Price is a strong supporter of the new rules and says visitors deserve a little peace from the wall-to-wall sales pitches in the park. She is probably right that there are too many vendors in the park but the proposed limits go too far.
The city claims art merchants will be allowed “along the perimeter” of Battery Park, but there will be only nine available spots around a 23-acre park. That’s down from 50 or so vendors on a busy day. Union Square, which has seen as high as 100, will drop down to 18.
There is more room in both parks. Surely an artist on either side of a hot dog vendor would do little to add to the congestion in Battery Park.
In Union Square, the new limits could potentially make the park more hazardous. If the narrow tables on the south side of the park are eliminated, an absent-minded stroller could easily wander carelessly onto 14th St. and into busy, two-way traffic.
Lederman is confident he’ll win again in court and says if the city was really concerned with park crowds, officers would move first against illegal vendors who have no Constitutional guarantees. Peddlers selling jewelry, crafts, even artistic tee shirts with no political message are not allowed without a permit.
The city opened the door to the art vendors nearly 30 years ago, when it passed a law allowing poets to recite in parks. When the Giuliani administration moved against artists in the mid-’90s, the courts ruled they were entitled to the same First Amendment protections as poets. We should all be wary anytime government moves against speech.
Clearly what really vexes the city is vendors selling stuff in public parks without paying a permit fee.
People making money on public land should have to pay something, but the parks should also be open to free expression — particularly Union Square, which has been a gathering spot for progressives for many decades and is also where crowds of New Yorkers went to mourn after 9/11.

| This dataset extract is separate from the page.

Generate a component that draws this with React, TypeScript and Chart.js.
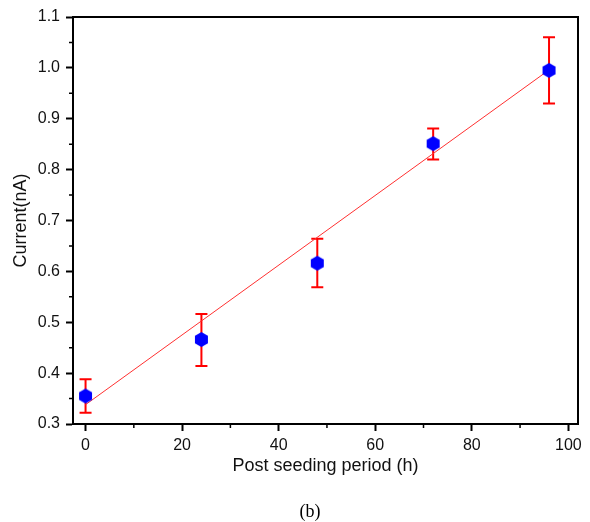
import React, { useEffect, useRef } from 'react';
import { Chart, registerables } from 'chart.js';

Chart.register(...registerables);

const hours = [0, 24, 48, 72, 96];
const current = [0.355, 0.466, 0.616, 0.851, 0.995];
const errUpper = [0.388, 0.516, 0.664, 0.881, 1.06];
const errLower = [0.322, 0.414, 0.569, 0.82, 0.93];
const fitX = [0, 96];
const fitY = [0.338, 0.996];
const xTicks = [0, 20, 40, 60, 80, 100];
const xMinorTicks = [10, 30, 50, 70, 90];
const yTicks = [0.3, 0.4, 0.5, 0.6, 0.7, 0.8, 0.9, 1.0, 1.1];
const yMinorTicks = [0.35, 0.45, 0.55, 0.65, 0.75, 0.85, 0.95, 1.05];
const xTitle = 'Post seeding period (h)';
const yTitle = 'Current(nA)';
const caption = '(b)';

function makeHex(r: number, color: string) {
  const size = Math.ceil(r * 2) + 2;
  const c = document.createElement('canvas');
  c.width = size;
  c.height = size;
  const ctx = c.getContext('2d')!;
  ctx.beginPath();
  for (let i = 0; i < 6; i++) {
    const a = -Math.PI / 2 + (i * Math.PI) / 3;
    const px = size / 2 + r * Math.cos(a);
    const py = size / 2 + r * Math.sin(a);
    if (i === 0) ctx.moveTo(px, py);
    else ctx.lineTo(px, py);
  }
  ctx.closePath();
  ctx.fillStyle = color;
  ctx.fill();
  return c;
}

const errorBarPlugin = {
  id: 'errorBars',
  beforeDatasetsDraw(chart: any) {
    const { ctx, scales } = chart;
    const xs = scales.x;
    const ys = scales.y;
    ctx.save();
    ctx.strokeStyle = '#ff0000';
    ctx.lineWidth = 2;
    hours.forEach((h, i) => {
      const x = xs.getPixelForValue(h);
      const yt = ys.getPixelForValue(errUpper[i]);
      const yb = ys.getPixelForValue(errLower[i]);
      const cap = 6;
      ctx.beginPath();
      ctx.moveTo(x, yt);
      ctx.lineTo(x, yb);
      ctx.moveTo(x - cap, yt);
      ctx.lineTo(x + cap, yt);
      ctx.moveTo(x - cap, yb);
      ctx.lineTo(x + cap, yb);
      ctx.stroke();
    });
    ctx.restore();
  },
};

const framePlugin = {
  id: 'frame',
  afterDraw(chart: any) {
    const { ctx, chartArea, scales } = chart;
    const { left, right, top, bottom } = chartArea;
    ctx.save();
    ctx.strokeStyle = '#000';
    ctx.lineWidth = 2;
    ctx.beginPath();
    ctx.moveTo(left, top);
    ctx.lineTo(right, top);
    ctx.lineTo(right, bottom);
    ctx.stroke();
    ctx.lineWidth = 1.5;
    ctx.beginPath();
    xMinorTicks.forEach((v) => {
      const x = scales.x.getPixelForValue(v);
      ctx.moveTo(x, bottom);
      ctx.lineTo(x, bottom + 4);
    });
    yMinorTicks.forEach((v) => {
      const y = scales.y.getPixelForValue(v);
      ctx.moveTo(left, y);
      ctx.lineTo(left - 4, y);
    });
    ctx.stroke();
    ctx.fillStyle = '#000';
    ctx.font = '18px "Liberation Serif", serif';
    ctx.textAlign = 'center';
    ctx.textBaseline = 'alphabetic';
    ctx.fillText(caption, 310, 517);
    ctx.restore();
  },
};

export default function App() {
  const ref = useRef<HTMLCanvasElement | null>(null);

  useEffect(() => {
    if (!ref.current) return;
    const hex = makeHex(7.5, '#0000ff');
    const font = '"Liberation Sans", Arial, sans-serif';
    const chart = new Chart(ref.current, {
      type: 'scatter',
      data: {
        datasets: [
          {
            label: 'fit',
            type: 'line',
            data: fitX.map((x, i) => ({ x, y: fitY[i] })),
            borderColor: '#ff3030',
            borderWidth: 1,
            pointRadius: 0,
            fill: false,
            order: 2,
          } as any,
          {
            label: 'data',
            data: hours.map((x, i) => ({ x, y: current[i] })),
            pointStyle: hex as any,
            pointRadius: 7.5,
            backgroundColor: '#0000ff',
            borderWidth: 0,
            order: 1,
          },
        ],
      },
      options: {
        animation: false,
        responsive: false,
        maintainAspectRatio: false,
        layout: { padding: { left: 0, top: 17, right: 12, bottom: 45 } },
        plugins: {
          legend: { display: false },
          tooltip: { enabled: false },
        },
        scales: {
          x: {
            type: 'linear',
            min: -2.6,
            max: 102,
            afterBuildTicks: (scale: any) => {
              scale.ticks = xTicks.map((v) => ({ value: v }));
            },
            afterFit: (scale: any) => {
              scale.height = 53;
            },
            grid: {
              display: true,
              drawOnChartArea: false,
              drawTicks: true,
              tickLength: 7,
              tickColor: '#000',
              tickWidth: 2,
            },
            border: { display: true, color: '#000', width: 2 },
            ticks: {
              color: '#111',
              font: { family: font, size: 16 },
              padding: 5,
              maxRotation: 0,
              callback: (v: any) => String(v),
            },
            title: {
              display: true,
              text: xTitle,
              color: '#111',
              font: { family: font, size: 18 },
              padding: { top: 0, bottom: 0 },
            },
          },
          y: {
            type: 'linear',
            min: 0.3,
            max: 1.1,
            afterBuildTicks: (scale: any) => {
              scale.ticks = yTicks.map((v) => ({ value: v }));
            },
            afterFit: (scale: any) => {
              scale.width = 73;
            },
            grid: {
              display: true,
              drawOnChartArea: false,
              drawTicks: true,
              tickLength: 7,
              tickColor: '#000',
              tickWidth: 2,
            },
            border: { display: true, color: '#000', width: 2 },
            ticks: {
              color: '#111',
              font: { family: font, size: 16 },
              padding: 6,
              callback: (v: any) => Number(v).toFixed(1),
            },
            title: {
              display: true,
              text: yTitle,
              color: '#111',
              font: { family: font, size: 18 },
              padding: { top: 10, bottom: 0 },
            },
          },
        },
      },
      plugins: [errorBarPlugin, framePlugin],
    });
    return () => chart.destroy();
  }, []);

  return (
    <div style={{ position: 'absolute', left: 0, top: 0, width: 590, height: 522, background: '#fff' }}>
      <canvas ref={ref} width={590} height={522} style={{ display: 'block' }} />
    </div>
  );
}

Lederman says if the city rescinded the 1982 poets law and tried to impose even a nominal fee to people selling art, it would be struck down. Perhaps he’s right, but at least the city could make a more honest argument than park congestion, which looks to be false on its face. On the three days a week that the Union Square Greenmarket does not open, the city will not even allow one 3-foot table in the vacant market.
Park officers are telling vendors that the changes are coming at the end of the month, according to Lederman, although the Parks Dept. is being tight-lipped about when the new plan will take effect.
Whatever the day, Lederman is well on his way to preparing his next lawsuit. His last court victory was in 2001, and he is not concerned about the federal judiciary’s move to the right since then. Conservatives worry about religious groups’ free speech, particularly at places like abortion clinics, he said. “They care about the First Amendment, they care about the Constitution.